Per raggiungere questo scopo il Dalai Lama e il suo governo hanno fatto, negli ultimi diciotto anni, una lunga serie di concessioni in particolare la rinuncia alla richiesta di indipendenza che ormai il leader tibetano ripete come un mantra in ogni possibile occasione. Nel suo ultimo discorso tenuto a Dharamsala in occasione del 47° anniversario dell’insurrezione di Lahsa del 1959, il Dalai Lama si è spinto ancora più avanti fino al punto di definire i tibetani, “…uno dei principali gruppi tra le 55 minoranze etniche cinesi” e l’accordo del 1951 tra Lhasa e Pechino come un “…accordo raggiunto tra il governo centrale e quello locale” (posizione piuttosto curiosa se si pensa che fino ad oggi quell’accordo è sempre stato denunciato dai tibetani come illegale dal momento che i delegati di Lhasa non solo non avevano il potere di firmare alcunché ma vi furono costretti con la forza). Inoltre, sempre nella medesima occasione, il Dalai Lama ricordava come dopo le discussioni avute a Pechino tra il 1954-55 con Mao Zedong ed altri importanti leader cinesi, fosse tornato in Tibet, “…pieno di ottimismo e fiducia” riguardo al futuro del suo Paese. Purtroppo le cose andarono diversamente e quelle che Marx chiamava “le dure repliche della storia” dimostrarono quanto quell’ottimismo e quella fiducia fossero mal riposte. Per inciso, i dirigenti che tanto avevano impressionato positivamente il Dalai Lama, stavano già da anni mettendo in atto una crudele repressione contro ogni forma di opposizione e dissenso. Infine, nel suo discorso del 10 marzo 2006, il Dalai Lama (ricorrendo ad una scelta terminologica che ricorda alcuni documenti maoisti del periodo della “Rivoluzione Culturale”) parla di “eccessi dell’ultra sinistra” per descrivere quello che avvenne sul Tetto del Mondo tra il 1955 e il 1959.

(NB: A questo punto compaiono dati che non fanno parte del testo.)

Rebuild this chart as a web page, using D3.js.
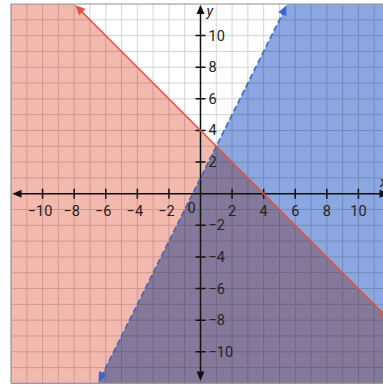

Però, nemmeno la pubblicazione di un simile documento, sembra aver smosso di un centimetro la dirigenza di Pechino che continua a ritenere il Dalai Lama un pericoloso nemico e continua anche imperterrita a rovesciargli addosso ogni genere di insulti. Invece qualche reazione negativa si è avuta proprio tra alcuni tibetani e gruppi di sostegno al Tibet che ritengono posizioni del genere di nessun aiuto o addirittura pericolose. Sul sito www.tibettruth.com è apparso il seguente avviso, “Pericolo! Autonomia. Nonostante il formale rifiuto della strategia della ‘Via di Mezzo’ il governo tibetano in esilio continua ad essere arrendevole con Pechino e ad ignorare i desideri del popolo tibetano che non vuole un futuro incerto e pericoloso sotto il governo della Cina comunista. Se questa insana politica non verrà fermata sarà la fine per la causa tibetana. Non lasciate morire il Tibet. Cliccate qui per inviare la vostra opposizione al Governo tibetano”.